Dear Alan
How long has it been now? I met you almost 5 years ago - in that awful group with that terrible sight... I was so shy. I was so afraid to talk to you, I could barely manage a message. But now, we're almost inseparable these days. I have you to thank for that. You've been there for me through thick and thin... I don't know what I would have done without you, especially during those dark and earlier days.
Now look at us! You're almost out of college, and I'm already saving for a visit. Never, ever did I think I'd feel comfortable enough to go half-way across the world to meet someone I met on the internet. But I do! And I can't wait to meet you and your girlfriend. Maybe we can even go to Glascow together - it'd certainly be a change of pace! She can come too of course, she's wonderful. You're lucky to have met her! I just hope I have someone one day I love as much as you two do.
You were there when my emotions crashed. You were there through the surgeries, the scares, the good, and the bad. Now? I'm finally happy. I'm finally at the point where I can say "No, I'm not ok. But tomorrow is another day". I'm at the point where I don't wake up every morning full of retreats.
You're to blame for that. You stupid, brilliant Brit.
I know you won't see this, but here's for many years to come.

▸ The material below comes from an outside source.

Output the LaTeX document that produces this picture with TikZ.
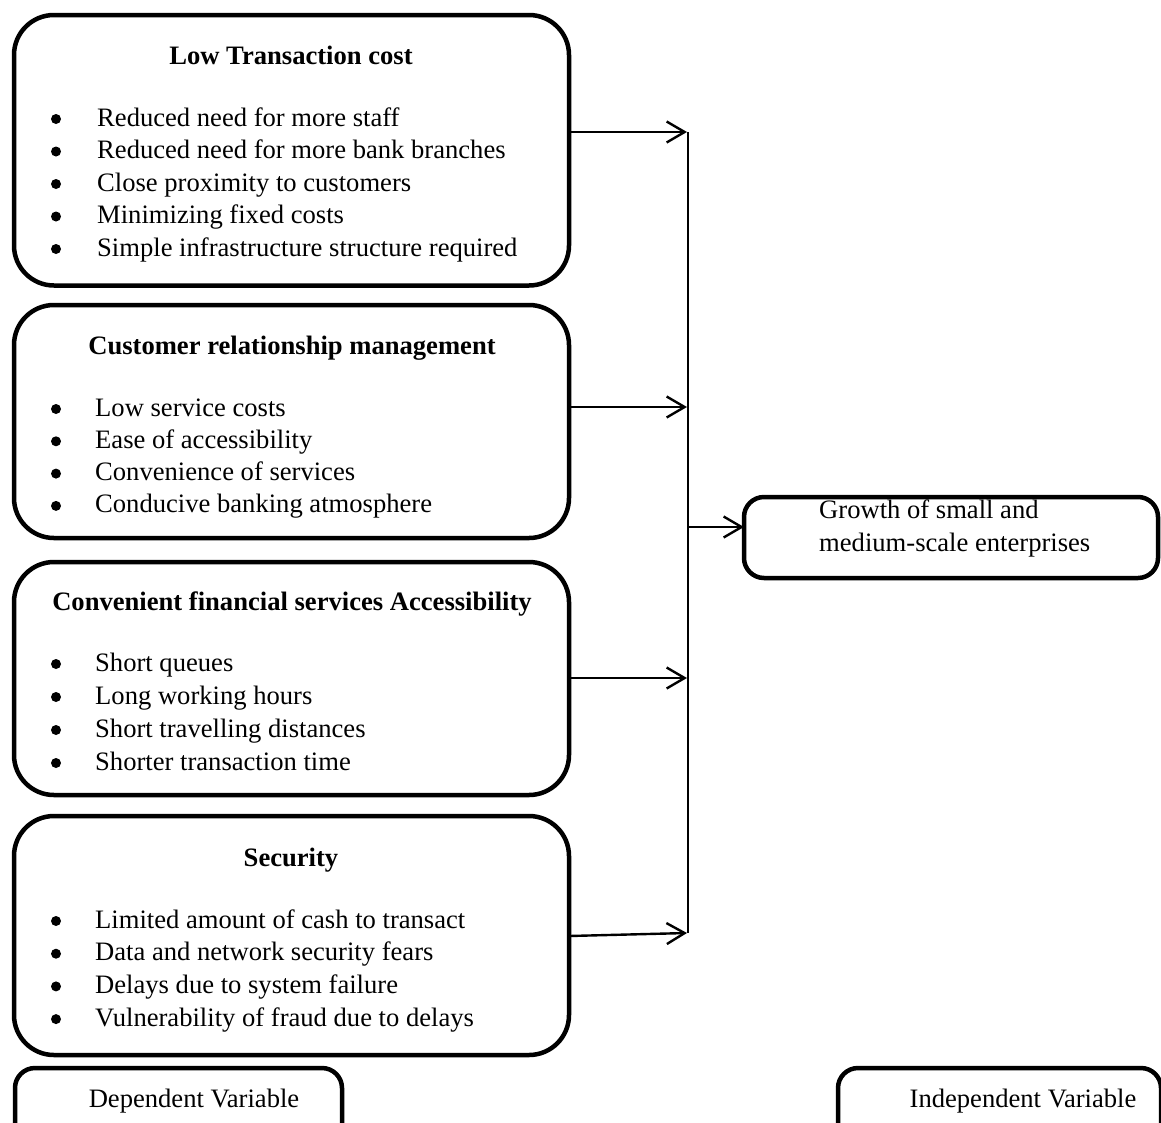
\documentclass[tikz,border=0pt]{standalone}
\usepackage{fontspec}
\setmainfont{Liberation Serif}
\usetikzlibrary{arrows.meta}
\begin{document}
\begin{tikzpicture}[x=1pt,y=-1pt,
  bigbox/.style={draw, line width=4.5pt, rounded corners=40pt, inner sep=0pt, outer sep=0pt, anchor=north west},
  smallbox/.style={draw, line width=4.5pt, rounded corners=20pt, inner sep=0pt, outer sep=0pt, anchor=north west},
  conn/.style={line width=2.4pt, -{Straight Barb[length=18pt,width=21pt]}},
  bar/.style={line width=2pt},
  txt/.style={font=\fontsize{26.6}{32}\selectfont, inner sep=0pt, anchor=base west},
  ttl/.style={font=\fontsize{26.6}{32}\selectfont\bfseries, inner sep=0pt, anchor=base},
  lbl/.style={font=\fontsize{26.6}{32}\selectfont, inner sep=0pt, anchor=base},
  bul/.style={circle, fill=black, inner sep=0pt, minimum size=10pt},
]
\clip (0,0) rectangle (1161,1122);

% boxes
\node[bigbox, minimum width=555pt, minimum height=270.5pt] (b1) at (14,15) {};
\node[bigbox, minimum width=555pt, minimum height=233pt] (b2) at (14,305) {};
\node[bigbox, minimum width=555pt, minimum height=233pt] (b3) at (14,562) {};
\node[bigbox, minimum width=555pt, minimum height=239pt] (b4) at (14,816) {};
\node[smallbox, minimum width=414pt, minimum height=81pt] (g) at (744,497) {};
\node[smallbox, minimum width=327pt, minimum height=100pt] (dep) at (15,1068) {};
\node[smallbox, minimum width=323pt, minimum height=100pt] (ind) at (838,1068) {};

% titles
\node[ttl] (t1) at (291,64) {Low Transaction cost};
\node[ttl] (t2) at (292,354) {Customer relationship management};
\node[ttl] (t3) at (292,610) {Convenient financial services Accessibility};
\node[ttl] (t4) at (291,866) {Security};

% items box 1
\foreach \t [count=\i] in {Reduced need for more staff, Reduced need for more bank branches, Close proximity to customers, Minimizing fixed costs, Simple infrastructure structure required}{
  \pgfmathsetmacro{\yy}{126+32.5*(\i-1)}
  \node[bul] (p1\i) at (56,\yy-7) {};
  \node[txt] (a1\i) at (97,\yy) {\t};
}
% items box 2
\foreach \t [count=\i] in {Low service costs, Ease of accessibility, Convenience of services, Conducive banking atmosphere}{
  \pgfmathsetmacro{\yy}{416+32.3*(\i-1)}
  \node[bul] (p2\i) at (56,\yy-7) {};
  \node[txt] (a2\i) at (95,\yy) {\t};
}
% items box 3
\foreach \t [count=\i] in {Short queues, Long working hours, Short travelling distances, Shorter transaction time}{
  \pgfmathsetmacro{\yy}{671+33*(\i-1)}
  \node[bul] (p3\i) at (56,\yy-7) {};
  \node[txt] (a3\i) at (95,\yy) {\t};
}
% items box 4
\foreach \t [count=\i] in {Limited amount of cash to transact, Data and network security fears, Delays due to system failure, Vulnerability of fraud due to delays}{
  \pgfmathsetmacro{\yy}{928+32.7*(\i-1)}
  \node[bul] (p4\i) at (56,\yy-7) {};
  \node[txt] (a4\i) at (95,\yy) {\t};
}

% right box text
\node[txt] (g1) at (819,518) {Growth of small and};
\node[txt] (g2) at (819,551) {medium-scale enterprises};

% bottom labels
\node[lbl] (dl) at (194,1107) {Dependent Variable};
\node[lbl] (il) at (1023,1107) {Independent Variable};

% connectors
\coordinate (vt) at (688,132);
\coordinate (vb) at (688,933);
\draw[bar] (vt) -- (vb);
\coordinate (j1) at (687,132);
\coordinate (j2) at (687,407);
\coordinate (j3) at (687,678);
\coordinate (j4) at (687,933);
\coordinate (h4) at (0,936);
\draw[conn] (b1.east |- j1) -- (j1);
\draw[conn] (b2.east |- j2) -- (j2);
\draw[conn] (b3.east |- j3) -- (j3);
\draw[conn] (b4.east |- h4) -- (j4);
\coordinate (jm) at (688,527);
\draw[conn] (jm) -- (g.west |- jm);
\end{tikzpicture}
\end{document}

Things will get better in your home life. You'll see. They will, and it'll come fast. It'll come, and you'll barely realise the change until it's over. It'll all fade away. Like a breath of fresh air. The world won't be black and white anymore - you'll see the shades of red. Blue. Yellow. Velvet.
Everything will make sense.
I hope that, when it does, I'll still be here by your side. I hope, when it does, we're still as close as we are now.